- [WRITTEN EXERCISE]:
Check each line of the material below for "chart", then copy the ones that contain it.

--- Begin ---

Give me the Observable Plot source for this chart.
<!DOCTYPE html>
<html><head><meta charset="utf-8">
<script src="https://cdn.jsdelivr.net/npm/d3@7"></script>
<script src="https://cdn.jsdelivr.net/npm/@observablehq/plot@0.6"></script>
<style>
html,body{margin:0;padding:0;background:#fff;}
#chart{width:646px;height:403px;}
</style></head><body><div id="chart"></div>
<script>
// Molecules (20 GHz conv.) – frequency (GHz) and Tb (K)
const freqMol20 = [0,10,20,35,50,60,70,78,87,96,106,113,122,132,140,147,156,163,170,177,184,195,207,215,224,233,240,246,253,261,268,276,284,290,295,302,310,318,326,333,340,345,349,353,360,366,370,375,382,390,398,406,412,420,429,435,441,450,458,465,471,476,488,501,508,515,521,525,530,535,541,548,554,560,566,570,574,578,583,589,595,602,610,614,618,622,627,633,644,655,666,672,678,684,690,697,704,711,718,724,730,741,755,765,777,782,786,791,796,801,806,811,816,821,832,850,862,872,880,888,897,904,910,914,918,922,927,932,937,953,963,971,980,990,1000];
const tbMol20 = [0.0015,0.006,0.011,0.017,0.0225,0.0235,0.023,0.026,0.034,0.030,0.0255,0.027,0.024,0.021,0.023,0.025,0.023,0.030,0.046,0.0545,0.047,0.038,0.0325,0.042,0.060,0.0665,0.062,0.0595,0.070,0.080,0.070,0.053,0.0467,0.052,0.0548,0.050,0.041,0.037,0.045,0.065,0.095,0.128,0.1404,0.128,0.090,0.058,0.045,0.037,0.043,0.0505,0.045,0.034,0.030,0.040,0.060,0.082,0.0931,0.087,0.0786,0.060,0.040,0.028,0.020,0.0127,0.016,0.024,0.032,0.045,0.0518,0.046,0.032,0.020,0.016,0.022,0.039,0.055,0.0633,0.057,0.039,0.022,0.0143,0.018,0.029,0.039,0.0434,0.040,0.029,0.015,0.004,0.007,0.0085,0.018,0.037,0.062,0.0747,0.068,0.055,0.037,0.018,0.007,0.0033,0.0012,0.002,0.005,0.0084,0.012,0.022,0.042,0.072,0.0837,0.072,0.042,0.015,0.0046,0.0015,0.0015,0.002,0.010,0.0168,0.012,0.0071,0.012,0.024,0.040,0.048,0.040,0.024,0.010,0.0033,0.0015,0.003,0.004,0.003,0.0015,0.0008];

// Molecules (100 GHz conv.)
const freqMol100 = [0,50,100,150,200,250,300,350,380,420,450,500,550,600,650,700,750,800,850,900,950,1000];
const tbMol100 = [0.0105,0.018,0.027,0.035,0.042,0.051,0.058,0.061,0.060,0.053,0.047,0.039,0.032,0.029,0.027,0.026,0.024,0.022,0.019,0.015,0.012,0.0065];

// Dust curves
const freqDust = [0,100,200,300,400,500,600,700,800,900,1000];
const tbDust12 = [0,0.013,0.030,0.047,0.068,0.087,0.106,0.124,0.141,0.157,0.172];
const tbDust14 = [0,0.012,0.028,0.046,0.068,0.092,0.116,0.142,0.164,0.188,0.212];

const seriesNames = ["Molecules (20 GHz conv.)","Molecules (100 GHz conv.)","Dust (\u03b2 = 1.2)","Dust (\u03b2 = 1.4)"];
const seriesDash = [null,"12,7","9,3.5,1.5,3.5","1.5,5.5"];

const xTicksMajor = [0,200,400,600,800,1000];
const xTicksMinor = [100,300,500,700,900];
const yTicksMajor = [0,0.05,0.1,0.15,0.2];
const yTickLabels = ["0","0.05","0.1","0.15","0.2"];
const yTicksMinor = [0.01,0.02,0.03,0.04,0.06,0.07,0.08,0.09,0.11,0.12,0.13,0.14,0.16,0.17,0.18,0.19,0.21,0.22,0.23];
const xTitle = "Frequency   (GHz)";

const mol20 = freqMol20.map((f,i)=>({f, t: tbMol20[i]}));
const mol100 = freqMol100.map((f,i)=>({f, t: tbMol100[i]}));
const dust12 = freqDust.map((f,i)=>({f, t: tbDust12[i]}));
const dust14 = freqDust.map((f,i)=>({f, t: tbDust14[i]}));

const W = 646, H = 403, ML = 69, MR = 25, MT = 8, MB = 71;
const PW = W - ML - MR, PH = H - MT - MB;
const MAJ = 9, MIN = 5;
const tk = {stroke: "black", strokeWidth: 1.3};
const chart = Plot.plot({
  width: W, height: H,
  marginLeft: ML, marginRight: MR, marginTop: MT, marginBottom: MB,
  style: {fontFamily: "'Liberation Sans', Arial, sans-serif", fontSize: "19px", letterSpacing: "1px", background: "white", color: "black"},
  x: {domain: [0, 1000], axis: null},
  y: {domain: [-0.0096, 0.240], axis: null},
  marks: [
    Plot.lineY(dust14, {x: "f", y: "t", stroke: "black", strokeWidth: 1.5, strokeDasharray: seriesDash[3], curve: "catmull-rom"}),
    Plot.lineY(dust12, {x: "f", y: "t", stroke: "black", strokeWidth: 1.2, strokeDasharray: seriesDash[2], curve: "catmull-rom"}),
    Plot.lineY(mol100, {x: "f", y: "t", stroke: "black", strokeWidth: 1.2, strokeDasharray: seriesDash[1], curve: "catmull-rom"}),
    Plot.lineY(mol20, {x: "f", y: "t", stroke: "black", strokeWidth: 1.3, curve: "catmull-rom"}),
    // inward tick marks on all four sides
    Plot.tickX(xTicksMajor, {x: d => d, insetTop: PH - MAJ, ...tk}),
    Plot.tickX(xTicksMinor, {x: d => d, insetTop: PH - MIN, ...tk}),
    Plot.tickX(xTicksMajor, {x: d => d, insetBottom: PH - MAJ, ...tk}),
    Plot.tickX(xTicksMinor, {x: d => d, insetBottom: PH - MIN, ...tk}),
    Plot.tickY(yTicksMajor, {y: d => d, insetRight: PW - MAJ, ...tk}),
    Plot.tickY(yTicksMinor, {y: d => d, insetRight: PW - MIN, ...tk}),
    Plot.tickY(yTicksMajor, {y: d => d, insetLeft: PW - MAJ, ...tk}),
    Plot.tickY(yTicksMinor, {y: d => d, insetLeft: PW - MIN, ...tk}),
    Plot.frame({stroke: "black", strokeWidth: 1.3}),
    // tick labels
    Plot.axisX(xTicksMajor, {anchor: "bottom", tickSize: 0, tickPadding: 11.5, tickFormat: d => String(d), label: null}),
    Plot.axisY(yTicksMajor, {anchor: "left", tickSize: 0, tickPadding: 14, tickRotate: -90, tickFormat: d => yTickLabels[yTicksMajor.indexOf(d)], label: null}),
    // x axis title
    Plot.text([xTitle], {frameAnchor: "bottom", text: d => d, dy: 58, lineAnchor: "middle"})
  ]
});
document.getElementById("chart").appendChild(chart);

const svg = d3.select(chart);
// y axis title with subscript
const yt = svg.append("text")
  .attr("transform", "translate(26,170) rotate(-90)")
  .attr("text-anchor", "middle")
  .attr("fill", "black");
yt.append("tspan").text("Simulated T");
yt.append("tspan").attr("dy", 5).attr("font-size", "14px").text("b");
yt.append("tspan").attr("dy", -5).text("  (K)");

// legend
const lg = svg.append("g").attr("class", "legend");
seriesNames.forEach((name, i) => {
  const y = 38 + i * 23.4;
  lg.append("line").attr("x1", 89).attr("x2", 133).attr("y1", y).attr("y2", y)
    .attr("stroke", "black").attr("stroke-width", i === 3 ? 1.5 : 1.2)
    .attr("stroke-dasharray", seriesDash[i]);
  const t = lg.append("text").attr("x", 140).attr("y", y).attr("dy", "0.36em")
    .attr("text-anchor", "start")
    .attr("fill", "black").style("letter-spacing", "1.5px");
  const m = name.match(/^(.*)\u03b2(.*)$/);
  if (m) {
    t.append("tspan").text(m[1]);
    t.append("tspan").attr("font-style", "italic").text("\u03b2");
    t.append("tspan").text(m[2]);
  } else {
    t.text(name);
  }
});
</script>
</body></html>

--- End ---

- [EXERCISE RESULT]:
Give me the Observable Plot source for this chart.
#chart{width:646px;height:403px;}
</style></head><body><div id="chart"></div>
const chart = Plot.plot({
document.getElementById("chart").appendChild(chart);
const svg = d3.select(chart);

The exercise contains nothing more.